The domestic oil rig count will continue dropping at a modest rate on pad drilling and technological advances, but there's no doubt that U.S. oil supplies will surge regardless, said analysts at Raymond James & Co. Inc.
J. Marshall Adkins and John Freeman said in a note to clients on Monday there is a "growing misconception" that production might collapse in several plays because of the high decline rates, which in turn would snap the oil renaissance underway. The theory is, more drilling would be required to maintain the growth in oil supplies to offset declines from existing wells.
"This simply is not factually correct," said the duo.
Yes, unconventional wells have high rates of initial declines but production flattens relatively quickly. As soon as there is a solid foundation of wells that are three to four years old, a stable base of production continues, they said.

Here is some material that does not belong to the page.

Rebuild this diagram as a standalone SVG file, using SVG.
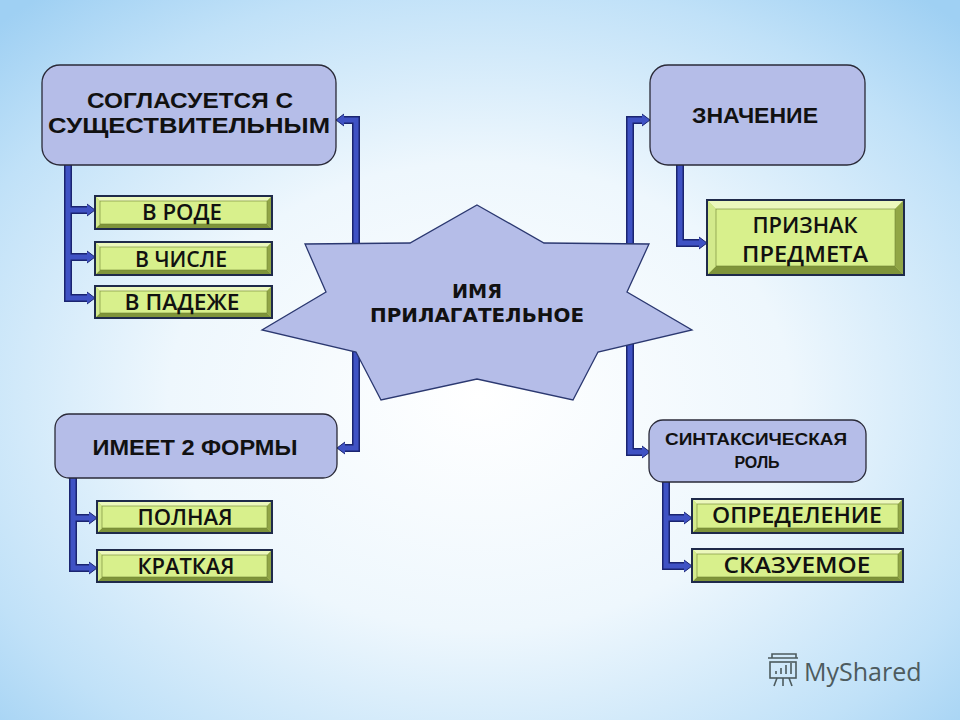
<svg xmlns="http://www.w3.org/2000/svg" width="960" height="720" viewBox="0 0 960 720">
<defs>
<radialGradient id="bg" cx="50%" cy="55%" r="72%">
<stop offset="0" stop-color="#ffffff"/>
<stop offset="0.45" stop-color="#eef7fd"/>
<stop offset="0.8" stop-color="#c0e1f8"/>
<stop offset="1" stop-color="#9fd0f3"/>
</radialGradient>
<marker id="ah" markerUnits="userSpaceOnUse" viewBox="-1 -7 10 14" markerWidth="10" markerHeight="14" refX="0" refY="0" orient="auto">
<path d="M0,-6 L8,0 L0,6" fill="#3f52c4" stroke="#1a2470" stroke-width="1"/>
</marker>
</defs>
<style>
.lav{fill:#b5bde8;stroke:#2a2a38;stroke-width:1.3}
.t{font-family:"Liberation Sans",Arial,sans-serif;font-weight:bold;fill:#111;text-anchor:middle}
.g{font-family:"Open Sans","Noto Sans",sans-serif;font-weight:600;fill:#111;text-anchor:middle;font-size:22px}
.s{font-family:"DejaVu Sans",sans-serif;font-weight:bold;fill:#111;text-anchor:middle;font-size:19px}
.out{fill:#b9d26a;stroke:#1f2a4a;stroke-width:2}
.bt{fill:#ecf8bc}
.bl{fill:#d3ea8c}
.br{fill:#91a646}
.bb{fill:#7f943a}
.face{fill:#d8f08c;stroke:#6f8232;stroke-width:0.6}
.co{fill:none;stroke:#1a2470;stroke-width:8;stroke-linejoin:miter}
.ci{fill:none;stroke:#3f52c4;stroke-width:5;stroke-linejoin:miter}
</style>
<rect x="0" y="0" width="960" height="720" fill="url(#bg)"/>

<g id="connectors">
<path class="co" d="M356,260 V120 H344"/>
<path class="co" d="M356,340 V448 H345"/>
<path class="co" d="M630,260 V120 H642"/>
<path class="co" d="M630,340 V452 H642"/>
<path class="co" d="M68,165 V298 H87"/>
<path class="co" d="M68,210 H87"/>
<path class="co" d="M68,257 H87"/>
<path class="co" d="M680,165 V243 H699"/>
<path class="co" d="M73,478 V568 H89"/>
<path class="co" d="M73,518 H89"/>
<path class="co" d="M666,482 V566 H684"/>
<path class="co" d="M666,518 H684"/>
<path class="ci" d="M356,260 V120 H344" marker-end="url(#ah)"/>
<path class="ci" d="M356,340 V448 H345" marker-end="url(#ah)"/>
<path class="ci" d="M630,260 V120 H642" marker-end="url(#ah)"/>
<path class="ci" d="M630,340 V452 H642" marker-end="url(#ah)"/>
<path class="ci" d="M68,165 V298 H87" marker-end="url(#ah)"/>
<path class="ci" d="M68,210 H87" marker-end="url(#ah)"/>
<path class="ci" d="M68,257 H87" marker-end="url(#ah)"/>
<path class="ci" d="M680,165 V243 H699" marker-end="url(#ah)"/>
<path class="ci" d="M73,478 V568 H89" marker-end="url(#ah)"/>
<path class="ci" d="M73,518 H89" marker-end="url(#ah)"/>
<path class="ci" d="M666,482 V566 H684" marker-end="url(#ah)"/>
<path class="ci" d="M666,518 H684" marker-end="url(#ah)"/>
</g>

<g id="center">
<polygon fill="#b5bde8" stroke="#2b3870" stroke-width="1.3" points="477,205 544,243 649,244 627,292 692,330 598,352 573,400 477,379 381,400 356,352 262,330 326,292 305,244 410,243"/>
<text class="s" x="477" y="298" textLength="50" lengthAdjust="spacingAndGlyphs">ИМЯ</text>
<text class="s" x="477" y="322" textLength="214" lengthAdjust="spacingAndGlyphs">ПРИЛАГАТЕЛЬНОЕ</text>
</g>

<g id="soglasuetsya">
<rect class="lav" x="42" y="65" width="294" height="100" rx="18"/>
<text class="t" x="190" y="108" font-size="22" textLength="206" lengthAdjust="spacingAndGlyphs">СОГЛАСУЕТСЯ С</text>
<text class="t" x="189" y="133" font-size="22" textLength="282" lengthAdjust="spacingAndGlyphs">СУЩЕСТВИТЕЛЬНЫМ</text>
</g>

<g id="znachenie">
<rect class="lav" x="650" y="65" width="215" height="100" rx="18"/>
<text class="t" x="755" y="123" font-size="22" textLength="126" lengthAdjust="spacingAndGlyphs">ЗНАЧЕНИЕ</text>
</g>

<g id="imeet">
<rect class="lav" x="55" y="414" width="282" height="64" rx="14"/>
<text class="t" x="195" y="455" font-size="22" textLength="205" lengthAdjust="spacingAndGlyphs">ИМЕЕТ 2 ФОРМЫ</text>
</g>

<g id="sintaks">
<rect class="lav" x="649" y="420" width="217" height="62" rx="14"/>
<text class="t" x="756" y="445" font-size="16" textLength="182" lengthAdjust="spacingAndGlyphs">СИНТАКСИЧЕСКАЯ</text>
<text class="t" x="757" y="468" font-size="16">РОЛЬ</text>
</g>

<g id="v-rode">
<rect class="out" x="95" y="196" width="177" height="33"/>
<polygon class="bt" points="95,196 272,196 267,201 100,201"/>
<polygon class="bb" points="95,229 272,229 267,224 100,224"/>
<polygon class="bl" points="95,196 100,201 100,224 95,229"/>
<polygon class="br" points="272,196 267,201 267,224 272,229"/>
<rect class="face" x="100" y="201" width="167" height="23"/>
<rect x="95" y="196" width="177" height="33" fill="none" stroke="#1f2a4a" stroke-width="2"/>
<text class="g" x="182" y="220" textLength="80" lengthAdjust="spacingAndGlyphs">В РОДЕ</text>
</g>

<g id="v-chisle">
<rect class="out" x="95" y="242" width="177" height="33"/>
<polygon class="bt" points="95,242 272,242 267,247 100,247"/>
<polygon class="bb" points="95,275 272,275 267,270 100,270"/>
<polygon class="bl" points="95,242 100,247 100,270 95,275"/>
<polygon class="br" points="272,242 267,247 267,270 272,275"/>
<rect class="face" x="100" y="247" width="167" height="23"/>
<rect x="95" y="242" width="177" height="33" fill="none" stroke="#1f2a4a" stroke-width="2"/>
<text class="g" x="181" y="267" textLength="92" lengthAdjust="spacingAndGlyphs">В ЧИСЛЕ</text>
</g>

<g id="v-padezhe">
<rect class="out" x="95" y="286" width="177" height="32"/>
<polygon class="bt" points="95,286 272,286 267,291 100,291"/>
<polygon class="bb" points="95,318 272,318 267,313 100,313"/>
<polygon class="bl" points="95,286 100,291 100,313 95,318"/>
<polygon class="br" points="272,286 267,291 267,313 272,318"/>
<rect class="face" x="100" y="291" width="167" height="22"/>
<rect x="95" y="286" width="177" height="32" fill="none" stroke="#1f2a4a" stroke-width="2"/>
<text class="g" x="182" y="310" textLength="115" lengthAdjust="spacingAndGlyphs">В ПАДЕЖЕ</text>
</g>

<g id="priznak">
<rect class="out" x="707" y="200" width="197" height="75"/>
<polygon class="bt" points="707,200 904,200 895,209 716,209"/>
<polygon class="bb" points="707,275 904,275 895,266 716,266"/>
<polygon class="bl" points="707,200 716,209 716,266 707,275"/>
<polygon class="br" points="904,200 895,209 895,266 904,275"/>
<rect class="face" x="716" y="209" width="179" height="57"/>
<rect x="707" y="200" width="197" height="75" fill="none" stroke="#1f2a4a" stroke-width="2"/>
<text class="g" x="805" y="233" textLength="105" lengthAdjust="spacingAndGlyphs">ПРИЗНАК</text>
<text class="g" x="805" y="262" textLength="126" lengthAdjust="spacingAndGlyphs">ПРЕДМЕТА</text>
</g>

<g id="polnaya">
<rect class="out" x="97" y="501" width="175" height="32"/>
<polygon class="bt" points="97,501 272,501 267,506 102,506"/>
<polygon class="bb" points="97,533 272,533 267,528 102,528"/>
<polygon class="bl" points="97,501 102,506 102,528 97,533"/>
<polygon class="br" points="272,501 267,506 267,528 272,533"/>
<rect class="face" x="102" y="506" width="165" height="22"/>
<rect x="97" y="501" width="175" height="32" fill="none" stroke="#1f2a4a" stroke-width="2"/>
<text class="g" x="185" y="525" textLength="95" lengthAdjust="spacingAndGlyphs">ПОЛНАЯ</text>
</g>

<g id="kratkaya">
<rect class="out" x="97" y="550" width="175" height="32"/>
<polygon class="bt" points="97,550 272,550 267,555 102,555"/>
<polygon class="bb" points="97,582 272,582 267,577 102,577"/>
<polygon class="bl" points="97,550 102,555 102,577 97,582"/>
<polygon class="br" points="272,550 267,555 267,577 272,582"/>
<rect class="face" x="102" y="555" width="165" height="22"/>
<rect x="97" y="550" width="175" height="32" fill="none" stroke="#1f2a4a" stroke-width="2"/>
<text class="g" x="186" y="574" textLength="97" lengthAdjust="spacingAndGlyphs">КРАТКАЯ</text>
</g>

<g id="opredelenie">
<rect class="out" x="692" y="499" width="211" height="34"/>
<polygon class="bt" points="692,499 903,499 898,504 697,504"/>
<polygon class="bb" points="692,533 903,533 898,528 697,528"/>
<polygon class="bl" points="692,499 697,504 697,528 692,533"/>
<polygon class="br" points="903,499 898,504 898,528 903,533"/>
<rect class="face" x="697" y="504" width="201" height="24"/>
<rect x="692" y="499" width="211" height="34" fill="none" stroke="#1f2a4a" stroke-width="2"/>
<text class="g" x="797" y="523" textLength="170" lengthAdjust="spacingAndGlyphs">ОПРЕДЕЛЕНИЕ</text>
</g>

<g id="skazuemoe">
<rect class="out" x="692" y="549" width="211" height="33"/>
<polygon class="bt" points="692,549 903,549 898,554 697,554"/>
<polygon class="bb" points="692,582 903,582 898,577 697,577"/>
<polygon class="bl" points="692,549 697,554 697,577 692,582"/>
<polygon class="br" points="903,549 898,554 898,577 903,582"/>
<rect class="face" x="697" y="554" width="201" height="23"/>
<rect x="692" y="549" width="211" height="33" fill="none" stroke="#1f2a4a" stroke-width="2"/>
<text class="g" x="797" y="573" textLength="147" lengthAdjust="spacingAndGlyphs">СКАЗУЕМОЕ</text>
</g>

<g id="watermark" fill="none" stroke="#4d5b5e" stroke-width="1.6">
<rect x="770" y="662" width="26" height="16"/>
<path d="M768,658 H798 M772,658 V654 H796 V658 M776,674 V671 M781,674 V668 M786,674 V665 M791,674 V663 M777,678 L774,686 M789,678 L792,686 M783,678 V686"/>
<text x="804" y="681" font-family="'Open Sans',sans-serif" font-size="25" fill="#4d5b5e" stroke="none">MyShared</text>
</g>
</svg>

While this is may not satisfy all critics, Adkins and Freeman conducted a case study to project Bakken Shale oil output using current industry-reported type curves under different rig count scenarios.
Fears of high shale decline curves halting or reversing output are "overblown," they said. "Rather, we are somewhere in the middle...We do believe we will continue to see substantial U.S. oil supply growth even as rig counts continue to fall. We are already seeing it happen."
In the Barnett, Eagle Ford and Bakken shales, production hasn't rolled over. In the Eagle Ford and Bakken, it hasn't slowed despite rig counts falling for the past two years. Not included in the analysis were issues that could impact expansion down the road, such as water disposal capacity and declining formation quality. Those variables would moderate growth "but we do not expect it to be the screeching halt before falling off a cliff as postulated by some."
The Bakken was used as the test play because the analysts believe it is representative of others.
"From the start of 2007 through the end of 2013, Bakken oil production increased from 132,000 boe/d to just over 1 million boe/d," a compound annual growth rate of 40%, based on Energy Information Administration (EIA) data. In two periods, the Bakken had falling rig counts: the first half of 2009 and all of 2012 and 2013. At no time was there a noticeable slowdown in production, said the analysts.
"On the contrary, just based on eyeballing the chart, production could even have accelerated over the latter timeframe." Initial decline rates are huge -- 70% in Year One, but by the third and fourth year, rates moderated to 15-20%. Using a 30-day initial production rate of 500 boe/d, Raymond James' type curve results in an estimated ultimate recovery of just under 500,000 boe.
The latest rig count in the Bakken was 174 rigs, based on recent EIA data. That's almost 20% below the all-time high of 218 rigs in June 2012. If the rig count were to stay flat, production would not roll over.
"Rather, our model shows that production would exceed 1.6 million boe/d by 2021 -- and that is under the generous assumption that the existing production base will decline by 35% in the first year."
Total U.S. crude oil production, which had remained between 4.90 million b/d and 5.60 million b/d for several years, has been on the rise since late 2011, reaching 7.94 million b/d in December, according to Energy Information Administration data.